Tantangan zaman saat ini, bersatunya dua kemajuan yang diciptakan manusia sendiri, yaitu Artificial Intelligence (AI) dan Biometric.
Siti Nur Azizah, bakal calon Wali Kota Tangerang Selatan angkat bicara terkait tantangan menjadi kepala daerah di era digital ini. Ia menyampaikan, dibutuhkan seorang kepala daerah yang visioner, yang tidak hanya berkutat pada angka-angka statistik, namun mampu menjawab tantangan zaman.
Azizah menyampaikan hal itu di forum Diskusi Publik bertajuk "Mencari Sosok Kepala Daerah yang Sesuai dengan Aspirasi Publik" yang digelar DPD Partai Gerindra Banten, di Sekretariat DPD partai berlambang burung garuda itu, di Kota Serang, Banten, Minggu (9/2/2020).

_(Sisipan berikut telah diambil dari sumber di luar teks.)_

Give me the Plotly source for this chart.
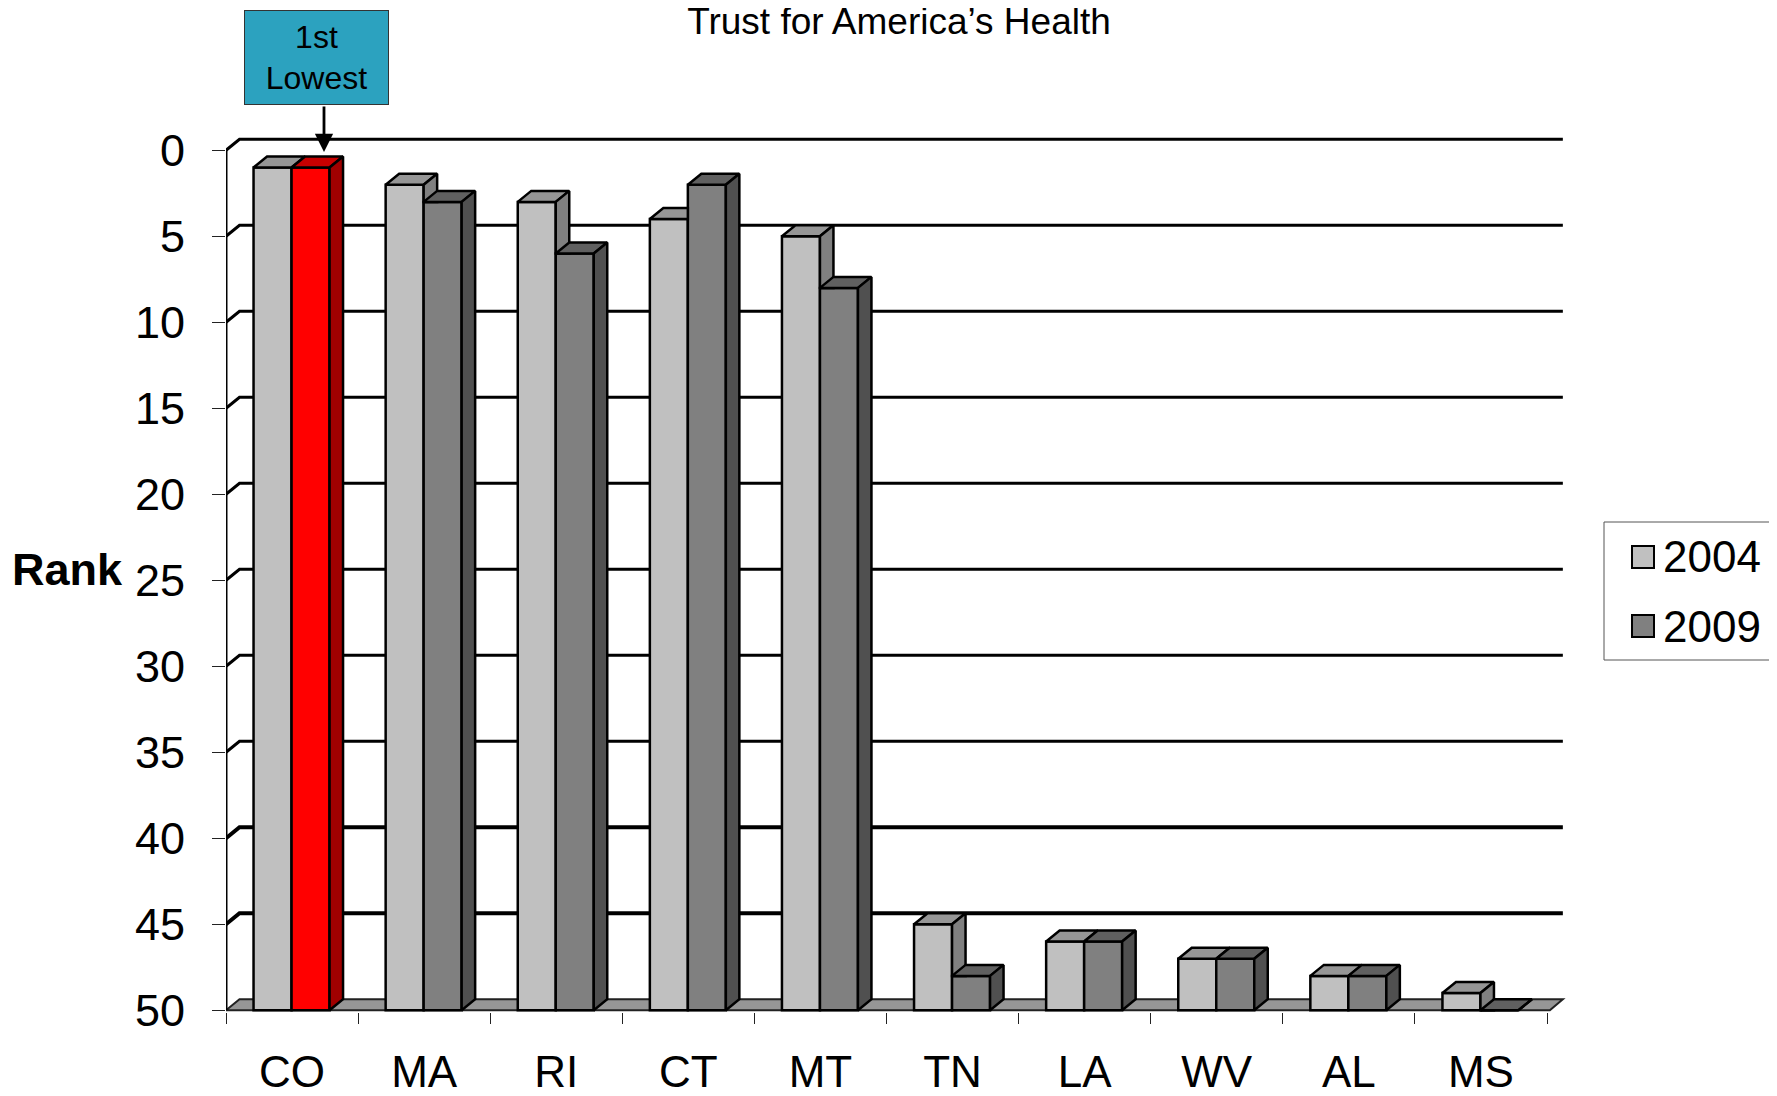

Bagi Azizah, yang didaulat menjadi narasumber bersama Irna Nuralita (Bupati Pandeglang) dan Ratu Tatu Chasanah (Bupati Serang), membangun Sumber Daya Manusia (SDM) harus menjadi prioritas utama.

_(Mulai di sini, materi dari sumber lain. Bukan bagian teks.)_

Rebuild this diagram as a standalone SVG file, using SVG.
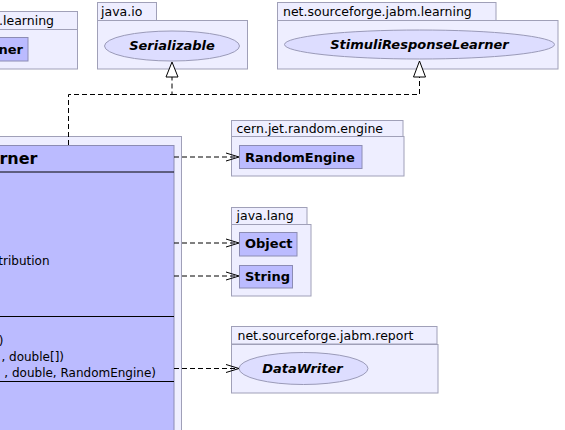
<svg xmlns="http://www.w3.org/2000/svg" width="565" height="430" viewBox="0 0 565 430">
<style>
.pkg{fill:#eeeeff;stroke:#a0a0b8;stroke-width:1}
.cls{fill:#bbbbff;stroke:#8c8cb4;stroke-width:1}
.iface{fill:#ddddff;stroke:#9a9ab8;stroke-width:1}
.sep{stroke:#000;stroke-width:1}
.plabel{font-family:"DejaVu Sans",sans-serif;font-size:12.5px;fill:#000}
.cname{font-family:"DejaVu Sans",sans-serif;font-size:13px;font-weight:bold;fill:#000}
.iname{font-family:"DejaVu Sans",sans-serif;font-size:13px;font-weight:bold;font-style:italic;fill:#000}
.big{font-family:"DejaVu Sans",sans-serif;font-size:16px;font-weight:bold;fill:#000}
.mem{font-family:"DejaVu Sans",sans-serif;font-size:12px;fill:#000}
.dep{fill:none;stroke:#000;stroke-width:1;stroke-dasharray:5,3}
.head{fill:none;stroke:#000;stroke-width:1}
.tri{fill:#fff;stroke:#000;stroke-width:1}
</style>
<g id="pkg-learning-left">
<rect class="pkg" x="-5" y="11.5" width="82.5" height="18"/>
<rect class="pkg" x="-5" y="29.5" width="82.5" height="39.5"/>
<text class="plabel" x="54" y="25" text-anchor="end">.learning</text>
<g id="node-learner-left">
<rect class="cls" x="-5" y="37.5" width="33" height="23.5"/>
<text class="cname" x="23" y="54" text-anchor="end">ner</text>
</g>
</g>
<g id="pkg-java-io">
<rect class="pkg" x="97.5" y="2.5" width="59" height="18"/>
<rect class="pkg" x="97.5" y="20.5" width="150" height="48.5"/>
<text class="plabel" x="101" y="16">java.io</text>
<g id="node-serializable">
<ellipse class="iface" cx="172" cy="46" rx="67.5" ry="15"/>
<text class="iname" x="172" y="50" text-anchor="middle">Serializable</text>
</g>
</g>
<g id="pkg-jabm-learning">
<rect class="pkg" x="277.5" y="2.5" width="218.5" height="18"/>
<rect class="pkg" x="277.5" y="20.5" width="280.5" height="48.5"/>
<text class="plabel" x="283" y="16">net.sourceforge.jabm.learning</text>
<g id="node-stimuli">
<ellipse class="iface" cx="419.5" cy="44.5" rx="135" ry="14.5"/>
<text class="iname" x="419.5" y="49" text-anchor="middle">StimuliResponseLearner</text>
</g>
</g>
<g id="pkg-main">
<rect class="pkg" x="-5" y="136.5" width="186.5" height="300"/>
<g id="node-main-class">
<rect class="cls" x="-5" y="145.5" width="179" height="290"/>
<line class="sep" x1="-5" y1="172" x2="174" y2="172"/>
<line class="sep" x1="-5" y1="316.5" x2="174" y2="316.5"/>
<line class="sep" x1="-5" y1="381.5" x2="174" y2="381.5"/>
<text class="big" x="37.5" y="164" text-anchor="end">rner</text>
<text class="mem" x="49.5" y="265" text-anchor="end">tribution</text>
<text class="mem" x="3.5" y="345" text-anchor="end">)</text>
<text class="mem" x="64" y="361" text-anchor="end">, double[])</text>
<text class="mem" x="156" y="377" text-anchor="end">, double, RandomEngine)</text>
</g>
</g>
<g id="pkg-cern">
<rect class="pkg" x="231.5" y="120.5" width="171.5" height="16"/>
<rect class="pkg" x="231.5" y="136.5" width="172.5" height="39.5"/>
<text class="plabel" x="236.5" y="133">cern.jet.random.engine</text>
<g id="node-randomengine">
<rect class="cls" x="239.5" y="145.5" width="122.5" height="23"/>
<text class="cname" x="245" y="161.5">RandomEngine</text>
</g>
</g>
<g id="pkg-java-lang">
<rect class="pkg" x="231.5" y="207.5" width="75.5" height="17"/>
<rect class="pkg" x="231.5" y="224.5" width="79.5" height="71.5"/>
<text class="plabel" x="236.5" y="220">java.lang</text>
<g id="node-object">
<rect class="cls" x="239.5" y="232.5" width="57.5" height="23.5"/>
<text class="cname" x="245" y="248">Object</text>
</g>
<g id="node-string">
<rect class="cls" x="239.5" y="265.5" width="53" height="22.5"/>
<text class="cname" x="245" y="280.5">String</text>
</g>
</g>
<g id="pkg-jabm-report">
<rect class="pkg" x="231.5" y="326.5" width="205.5" height="17.5"/>
<rect class="pkg" x="231.5" y="344.5" width="206.5" height="48.5"/>
<text class="plabel" x="237.5" y="340">net.sourceforge.jabm.report</text>
<g id="node-datawriter">
<ellipse class="iface" cx="303.5" cy="368.5" rx="64.5" ry="16"/>
<text class="iname" x="302.5" y="373" text-anchor="middle">DataWriter</text>
</g>
</g>
<g id="connectors">
<path class="dep" d="M68.5,145 V94.5 H172 V77"/>
<path class="dep" d="M172,94.5 H419.5 V77"/>
<path class="tri" d="M172,62 L178,77 L166,77 Z"/>
<path class="tri" d="M419.5,61 L425.5,77 L413.5,77 Z"/>
<path class="dep" d="M174,157 H238"/>
<path class="head" d="M226,153 L239,157 L226,161"/>
<path class="dep" d="M174,243 H238"/>
<path class="head" d="M226,239 L239,243 L226,247"/>
<path class="dep" d="M174,276 H238"/>
<path class="head" d="M226,272 L239,276 L226,280"/>
<path class="dep" d="M174,368.5 H238"/>
<path class="head" d="M226,364.5 L239,368.5 L226,372.5"/>
</g>
</svg>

Sebab, 30 tahun lagi, generasi saat ini yang baru memasuki bangku Sekolah Dasar (SD), akan hidup di zaman yang serba berbeda di masa depan.

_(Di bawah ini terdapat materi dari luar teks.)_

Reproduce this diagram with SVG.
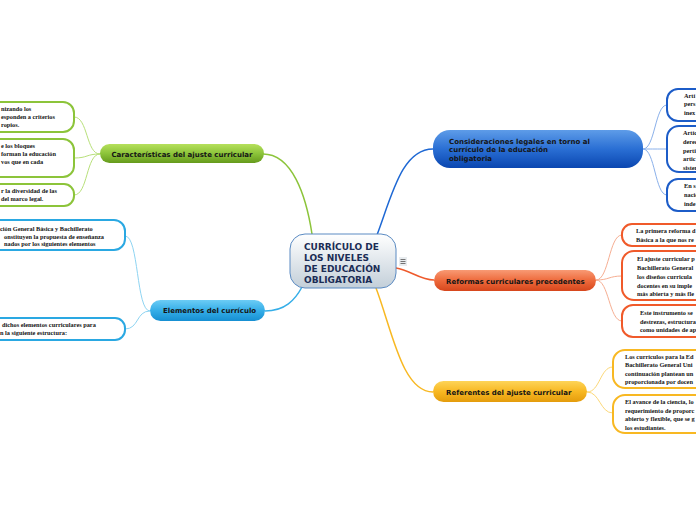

Azizah merujuk pada pemikiran Yuval Noah Harari yang tiga bukunya populer di dunia internasional. Yuval meramalkan, puncak dari revolusi digital ini akan terjadi pada tahun 2050, dimana algoritma akan membuat banyak keahlian yang saat ini dimiliki manusia menjadi usang (kadaluwarsa).
Waktu 30 tahun lagi itu, bagi Azizah adalah seperti sudah di depan mata. Pada masa itu, banyak profesi akan kadaluwarsa, dan mungkin banyak ilmu dan profesi yang masa pakainya tidak lama dan kemudian orang harus di-training ulang untuk keahlian baru.
"Itu 30 tahun lagi, bukan waktu yg panjang. 20 tahun lagi (2040) pasti sudah sangat terasa oleh kita semua," ujarnya kepada awak media usai diskusi tersebut.
Ia mensimulasikan, 20 tahun itu artinya saat anak yang masuk SD hari ini dan 30 tahun adalah masa anak-anak yang lahir tahun ini. Artinya lagi, metode mendidik anak tidak bisa seperti cara mendidik anak selama ini. Sekolah harus berubah karena metode belajar sekarang sudah tidak relevan. Guru tidak bisa lagi mengajar seperti cara mengajar yang sudah kadaluwarsa.
"Saya bicara ini sekarang untuk menggugah kita, untuk mulai menyadari masalah krusial ini. Agar semua pihak yang berkompeten mulai melakukan tindakan-tindakan strategis yang relevan, mulai dari mengkaji lebih dalam untuk mengetahui masalahnya sampai merumuskan rekomendasi solusi," tegasnya.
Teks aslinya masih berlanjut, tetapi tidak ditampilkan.